By Bob Salsberg, AP
PLYMOUTH, Mass. (AP) – Companies specializing in the handling of radioactive material are buying retired U.S. nuclear reactors from utilities and promising to clean them up and demolish them in dramatically less time than usual — eight years instead of 60, in some cases.
Turning nuclear plants over to outside companies and decommissioning them on such a fast track represents a completely new approach in the United States, never before carried to completion in this country, and involves new technology as well.
Supporters say the accelerated method can get rid of a hazard more quickly and return the land to productive use sooner. But regulators, activists and others question whether the rapid timetables are safe and whether the companies have the expertise and the financial means to do the job.
“We were up in arms that it was 60 years,” Janet Tauro, head of the environmental group New Jersey Clean Water Action, said of the initial plans for decommissioning the Oyster Creek plant. “And then we hear it’s going to be expedited to eight years. It’s great to get it over with, but are there corners that are going be cut?”
Once a reactor is shut down, the radioactive mess must be cleaned up, spent nuclear fuel packed for long-term storage and the plant itself dismantled. The most common approach can last decades, with the plant placed in a long period of dormancy while radioactive elements slowly decay.
Spent fuel rods that can no longer sustain a nuclear reaction remain radioactive and still generate substantial heat. They are typically placed in pools of water to cool, staying there for at least five years, with 10 years the industry norm, according to the Nuclear Regulatory Commission. After that, they are removed and placed in giant cylindrical casks, typically made of steel and encased in concrete.
But Holtec International, which in the past year has been buying up several retired or soon-to-be-retired nuclear plants in the U.S., has designed a cask it says can accept spent fuel after only two years of cooling.
The companies jumping into the business believe they can make in profit. For the utilities, such deals free them from having to oversee long, complex projects involving decades of work and round-the-clock guarding of the dangerous waste.
While there are risks in transferring spent fuel too quickly, experts also note there are dangers while the fuel rods are sitting in the pools, including the chances of a catastrophic fire or leak resulting from a natural disaster, terrorist attack or other event.

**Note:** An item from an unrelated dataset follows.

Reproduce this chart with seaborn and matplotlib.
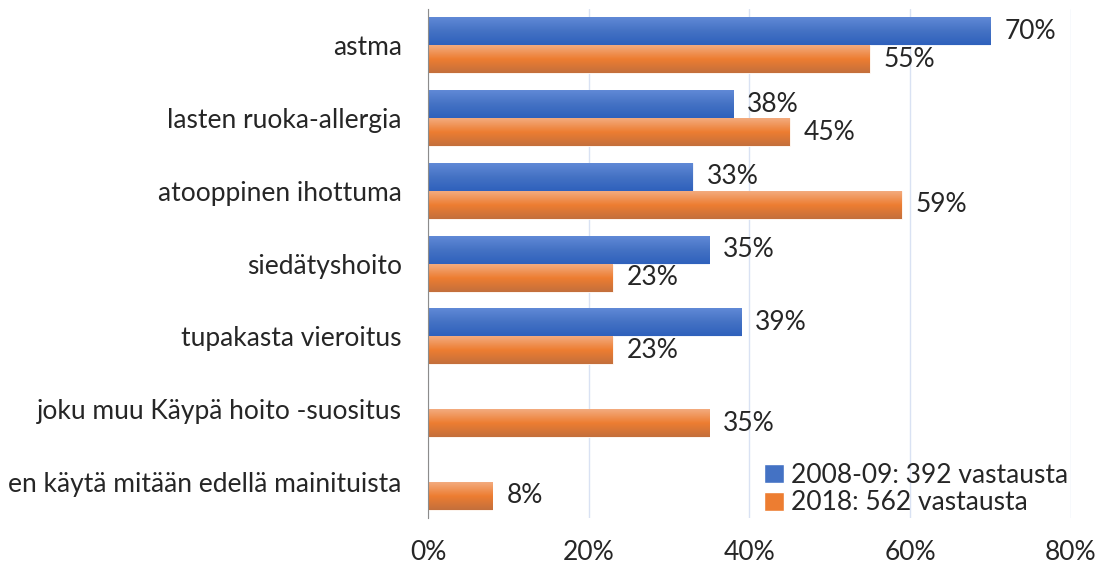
import numpy as np
import pandas as pd
import seaborn as sns
import matplotlib.pyplot as plt
from matplotlib.colors import LinearSegmentedColormap

categories = ['astma', 'lasten ruoka-allergia', 'atooppinen ihottuma', 'siedätyshoito',
              'tupakasta vieroitus', 'joku muu Käypä hoito -suositus',
              'en käytä mitään edellä mainituista']
values_2008 = [70, 38, 33, 35, 39, np.nan, np.nan]
values_2018 = [55, 45, 59, 23, 23, 35, 8]
series = ['2008-09: 392 vastausta', '2018: 562 vastausta']
colors = ['#4472C4', '#ED7D31']
xticks = [0, 20, 40, 60, 80]

df = pd.DataFrame({
    'kategoria': categories * 2,
    'osuus': values_2008 + values_2018,
    'sarja': [series[0]] * len(categories) + [series[1]] * len(categories),
})

sns.set_style('white')
plt.rcParams['font.family'] = ['Lato', 'DejaVu Sans']
fs = 19

fig, ax = plt.subplots(figsize=(10.98, 5.65), dpi=100)
fig.subplots_adjust(left=0.39, right=0.975, top=0.984, bottom=0.083)

sns.barplot(data=df, x='osuus', y='kategoria', hue='sarja', palette=colors,
            orient='h', width=0.77, saturation=1, errorbar=None, ax=ax)

# gradient fill like the original
grads = {
    0: LinearSegmentedColormap.from_list('b', ['#6089D6', '#4472C4', '#2F61BC']),
    1: LinearSegmentedColormap.from_list('o', ['#F3AB7E', '#ED7D31', '#C46F3C']),
}
yl = ax.get_ylim()
g = np.linspace(0, 1, 64).reshape(-1, 1)
for i, cont in enumerate(ax.containers):
    for p in cont.patches:
        w = p.get_width()
        if not np.isfinite(w) or w == 0:
            continue
        x, y, h = p.get_x(), p.get_y(), p.get_height()
        ax.imshow(g, extent=[x, x + w, y + h, y], origin='upper', cmap=grads[i],
                  aspect='auto', zorder=p.get_zorder() + 0.1, interpolation='bilinear')
        p.set_edgecolor('white')
        p.set_linewidth(0.6)

for cont in ax.containers:
    ax.bar_label(cont, fmt='%.0f%%', padding=10, fontsize=fs)

ax.set_xlim(0, 80)
ax.set_ylim(yl)
ax.set_xticks(xticks)
ax.set_xticklabels([f'{t}%' for t in xticks])
ax.set_xlabel('')
ax.set_ylabel('')
ax.tick_params(axis='x', length=0, pad=16, labelsize=fs)
ax.tick_params(axis='y', length=0, pad=19, labelsize=fs)
ax.xaxis.grid(True, color='#D9E2F3', linewidth=1)
ax.set_axisbelow(True)
for s in ['top', 'right', 'bottom']:
    ax.spines[s].set_visible(False)
ax.spines['left'].set_color('#8C8C8C')

ax.legend(loc='lower right', bbox_to_anchor=(1.0, 0.0), frameon=False, fontsize=fs,
          handlelength=0.75, handleheight=0.75, handletextpad=0.25, labelspacing=0.1,
          borderaxespad=0, borderpad=0.1)

plt.savefig('out.png', dpi=100)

“There’s a natural tendency to say, ‘Oh, they’re doing it fast, they’re going to make mistakes, it’s not going to be safe,'” said Rod McCullum, senior director of decommissioning and used fuel at the Nuclear Energy Institute, a Washington-based advocacy group for nuclear power. “You’re actually getting safer by getting faster.”
In legal briefs filed with the NRC, however, Massachusetts state officials have expressed skepticism about Holtec’s plan to decommission Pilgrim on an expedited schedule “never before achieved.” Holtec has never managed a decommissioning start to finish.
Holtec has come under scrutiny over its role in a mishap last August during the somewhat less aggressive decommissioning of the San Onofre plant in Southern California, where two reactors were retired in 2013 and the estimated completion date is 2030.
Holtec contractors were lowering a 45-ton spent fuel cask into an underground storage vault at San Onofre when it became misaligned and nearly plunged 18 feet, investigators said. No radiation was released.
Federal regulators fined Southern California Edison, the plant’s owner, $116,000, and an investigation found that some Holtec procedures had been inadequate or not properly followed.
Massachusetts officials have stopped short of asking the NRC to block Pilgrim’s sale but have cited the California incident while questioning whether the money in Pilgrim’s decommissioning trust fund is sufficient to cover unexpected delays or overruns.
By Holtec’s accounting, the Pilgrim decommissioning will cost an estimated $1.13 billion, leaving $3.6 million in the fund. State officials have described that cushion as “meager” and have warned of “significant health, safety, environmental, financial and economic risks.”